Now that you’re comfortable with bulk RNA-seq data analysis, we’ll shift our focus to the rapidly developing landscape of single cell RNA-seq (scRNA-seq). In this lecture, you’ll learn about the underlying technology and we’ll demonstrate how to process raw single cell data directly on your laptop (!) for importing into R/bioconductor.

Learning objectives

Understand droplet-based scRNA-seq technology
Be able to compare and contrast single cell and bulk RNA-seq methods
Understand cost and experimental design considerations for scRNA-seq experiments.
Familiarity with multiplexed single cell assays (CITE-seq, ‘multiome’, TEA-seq)
Be able to define common terms and concepts in single cell genomics
Use Kallisto-BUStools to preprocess raw scRNA-seq data (via kb-python)

What you need to do

Download raw files.
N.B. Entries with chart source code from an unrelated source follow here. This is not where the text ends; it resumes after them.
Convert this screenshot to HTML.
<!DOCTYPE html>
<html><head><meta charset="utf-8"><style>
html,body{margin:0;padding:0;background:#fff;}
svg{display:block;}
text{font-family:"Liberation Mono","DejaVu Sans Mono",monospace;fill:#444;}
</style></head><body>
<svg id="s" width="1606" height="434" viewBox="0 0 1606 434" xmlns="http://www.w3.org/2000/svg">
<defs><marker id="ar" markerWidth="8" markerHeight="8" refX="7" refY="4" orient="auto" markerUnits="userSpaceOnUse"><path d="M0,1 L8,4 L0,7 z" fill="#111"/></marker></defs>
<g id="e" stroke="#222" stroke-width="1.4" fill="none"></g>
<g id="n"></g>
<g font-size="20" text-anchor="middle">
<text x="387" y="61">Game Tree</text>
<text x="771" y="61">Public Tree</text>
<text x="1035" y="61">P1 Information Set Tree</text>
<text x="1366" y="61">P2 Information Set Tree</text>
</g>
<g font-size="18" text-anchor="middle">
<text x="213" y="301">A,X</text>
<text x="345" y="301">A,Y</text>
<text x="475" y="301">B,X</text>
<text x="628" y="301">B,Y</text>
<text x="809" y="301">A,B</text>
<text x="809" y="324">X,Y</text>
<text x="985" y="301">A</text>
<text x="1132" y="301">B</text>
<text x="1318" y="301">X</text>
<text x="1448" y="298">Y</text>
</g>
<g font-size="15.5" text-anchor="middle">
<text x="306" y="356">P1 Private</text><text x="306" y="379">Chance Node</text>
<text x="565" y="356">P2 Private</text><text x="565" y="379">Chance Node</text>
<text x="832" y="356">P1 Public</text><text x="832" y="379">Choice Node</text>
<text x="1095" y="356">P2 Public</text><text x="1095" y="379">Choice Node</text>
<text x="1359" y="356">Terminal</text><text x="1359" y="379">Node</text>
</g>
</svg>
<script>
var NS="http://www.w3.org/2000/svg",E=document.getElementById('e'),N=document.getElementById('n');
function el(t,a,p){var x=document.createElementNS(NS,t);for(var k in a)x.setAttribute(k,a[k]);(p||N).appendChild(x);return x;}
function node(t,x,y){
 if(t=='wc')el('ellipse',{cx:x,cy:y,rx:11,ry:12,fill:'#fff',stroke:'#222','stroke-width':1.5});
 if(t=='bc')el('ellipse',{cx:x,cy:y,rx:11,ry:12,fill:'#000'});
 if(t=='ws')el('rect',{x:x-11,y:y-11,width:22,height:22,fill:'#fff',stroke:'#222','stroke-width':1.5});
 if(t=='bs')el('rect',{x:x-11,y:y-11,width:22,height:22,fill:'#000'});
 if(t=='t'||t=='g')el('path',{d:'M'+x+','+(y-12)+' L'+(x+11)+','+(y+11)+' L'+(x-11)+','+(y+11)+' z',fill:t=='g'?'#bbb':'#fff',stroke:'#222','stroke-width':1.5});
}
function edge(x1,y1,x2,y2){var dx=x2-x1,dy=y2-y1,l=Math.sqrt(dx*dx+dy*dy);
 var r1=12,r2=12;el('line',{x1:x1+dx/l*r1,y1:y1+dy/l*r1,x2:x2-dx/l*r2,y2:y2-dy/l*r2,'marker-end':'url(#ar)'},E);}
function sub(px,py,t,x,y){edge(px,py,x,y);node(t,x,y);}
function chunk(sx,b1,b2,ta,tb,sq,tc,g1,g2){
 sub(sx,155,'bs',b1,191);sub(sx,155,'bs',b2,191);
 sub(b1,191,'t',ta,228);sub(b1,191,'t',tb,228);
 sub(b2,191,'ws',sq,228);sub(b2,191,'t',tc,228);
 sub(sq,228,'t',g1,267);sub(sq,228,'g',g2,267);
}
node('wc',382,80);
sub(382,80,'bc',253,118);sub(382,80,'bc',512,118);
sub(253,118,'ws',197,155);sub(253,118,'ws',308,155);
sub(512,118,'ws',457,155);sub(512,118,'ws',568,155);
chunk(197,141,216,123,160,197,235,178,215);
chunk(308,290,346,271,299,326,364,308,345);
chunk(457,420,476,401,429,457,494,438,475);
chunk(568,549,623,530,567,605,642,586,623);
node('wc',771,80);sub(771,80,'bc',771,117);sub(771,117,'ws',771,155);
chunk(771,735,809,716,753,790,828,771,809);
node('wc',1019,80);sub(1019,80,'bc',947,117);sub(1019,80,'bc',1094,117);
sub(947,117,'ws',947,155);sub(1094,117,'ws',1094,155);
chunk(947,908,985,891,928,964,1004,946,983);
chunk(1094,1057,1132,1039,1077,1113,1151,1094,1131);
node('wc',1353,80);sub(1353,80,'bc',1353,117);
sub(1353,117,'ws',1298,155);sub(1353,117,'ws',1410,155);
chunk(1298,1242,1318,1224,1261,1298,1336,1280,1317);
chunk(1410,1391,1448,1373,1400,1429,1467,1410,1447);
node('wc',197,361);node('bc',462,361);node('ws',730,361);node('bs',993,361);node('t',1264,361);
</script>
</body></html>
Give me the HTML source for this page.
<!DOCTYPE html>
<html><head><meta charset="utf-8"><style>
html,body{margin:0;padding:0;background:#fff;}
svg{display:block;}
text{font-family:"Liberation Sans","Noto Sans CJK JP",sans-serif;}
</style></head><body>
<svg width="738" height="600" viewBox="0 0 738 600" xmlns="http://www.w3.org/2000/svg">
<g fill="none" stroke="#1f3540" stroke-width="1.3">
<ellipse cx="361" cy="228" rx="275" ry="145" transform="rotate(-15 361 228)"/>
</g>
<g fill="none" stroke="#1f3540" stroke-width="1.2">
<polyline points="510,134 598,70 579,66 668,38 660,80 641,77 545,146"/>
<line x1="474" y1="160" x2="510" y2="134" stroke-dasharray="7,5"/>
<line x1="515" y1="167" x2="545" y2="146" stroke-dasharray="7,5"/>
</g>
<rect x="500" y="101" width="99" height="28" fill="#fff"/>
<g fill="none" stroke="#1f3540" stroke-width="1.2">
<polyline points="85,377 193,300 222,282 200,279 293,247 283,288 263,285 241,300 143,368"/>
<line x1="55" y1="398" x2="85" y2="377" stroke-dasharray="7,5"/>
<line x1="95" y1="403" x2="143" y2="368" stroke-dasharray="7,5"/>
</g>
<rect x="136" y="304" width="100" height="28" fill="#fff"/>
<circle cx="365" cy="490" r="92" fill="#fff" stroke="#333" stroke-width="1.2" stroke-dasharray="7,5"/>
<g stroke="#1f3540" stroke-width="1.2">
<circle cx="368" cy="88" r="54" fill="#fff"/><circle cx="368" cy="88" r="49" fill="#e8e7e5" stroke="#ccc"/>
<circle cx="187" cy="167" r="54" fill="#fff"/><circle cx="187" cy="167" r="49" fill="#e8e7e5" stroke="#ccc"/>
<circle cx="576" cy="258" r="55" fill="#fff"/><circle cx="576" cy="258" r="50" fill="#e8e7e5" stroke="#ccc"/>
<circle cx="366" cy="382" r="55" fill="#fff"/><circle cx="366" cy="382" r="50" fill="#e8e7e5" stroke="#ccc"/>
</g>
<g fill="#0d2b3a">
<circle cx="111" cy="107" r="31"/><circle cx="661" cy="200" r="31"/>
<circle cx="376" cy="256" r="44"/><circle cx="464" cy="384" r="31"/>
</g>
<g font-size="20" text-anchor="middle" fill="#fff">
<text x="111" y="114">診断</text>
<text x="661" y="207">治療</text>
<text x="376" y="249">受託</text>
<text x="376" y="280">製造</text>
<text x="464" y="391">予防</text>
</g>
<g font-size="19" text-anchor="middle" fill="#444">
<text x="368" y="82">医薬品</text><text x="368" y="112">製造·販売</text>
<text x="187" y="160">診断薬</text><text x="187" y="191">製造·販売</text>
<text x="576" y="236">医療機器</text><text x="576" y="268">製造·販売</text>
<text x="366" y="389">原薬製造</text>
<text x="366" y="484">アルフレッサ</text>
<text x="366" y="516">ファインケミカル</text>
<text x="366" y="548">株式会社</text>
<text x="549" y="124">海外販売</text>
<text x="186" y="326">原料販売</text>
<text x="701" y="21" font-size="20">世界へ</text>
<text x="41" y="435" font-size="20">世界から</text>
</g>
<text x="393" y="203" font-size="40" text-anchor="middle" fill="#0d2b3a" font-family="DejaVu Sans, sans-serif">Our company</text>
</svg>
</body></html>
You will need about 5Gb of storage space on your harddrive to accomodate this download. please do not uncompress these files (leave them as .gz files). This is data from 1000 peripheral blood mononuclear cells (PBMCs) and is one of the sample datasets provided by 10X Genomics here. I merged the separate lane files to make this simpler to work with for the course.

Human transcriptome reference index file - this is the index you created using Kallisto way back in lecture 2. If you don’t have this, remember it’s easy to create using kallisto index.

t2g.txt - this is a human transcript-to-gene mapping file that we will use with Kallisto-Bustools to preprocess our data. This file is easy to generate with kb ref, but downloading it now will save you some time.

kb-python - You will need to have this software installed in a Conda environment on your laptop. We did this way back in lecture 1. If you are unable to install or use kb-python, just follow along with the lecture so you understand the concepts.

Lecture videos

Part 1 – Intro to single cell RNA-seq (scRNA-seq)

Part 2 – Practical considerations for single cell experiments

Part 3 – Pre-processing scRNA-seq data using Kallisto-bustools

Reading

Modular and efficient pre-processing of single-cell RNA-seq - describes the full Kallisto-Bustools workflow for memory efficient processing of scRNA-seq data.

The barcode, UMI, set format and BUStools, Bioinformatics - Describes the BUS format as an efficient and platform-independent way to store information from scRNA-seq data.

A curated database reveals trends in single-cell transcriptomics - describes the growing collection of scRNA-seq experiments found here, which I used to produce two of the plots in the slides for this lecture.

Acknowledgements

I am deeply grateful to Dr. Eoin Whelan for hours of conversation that helped structure this lecture and code.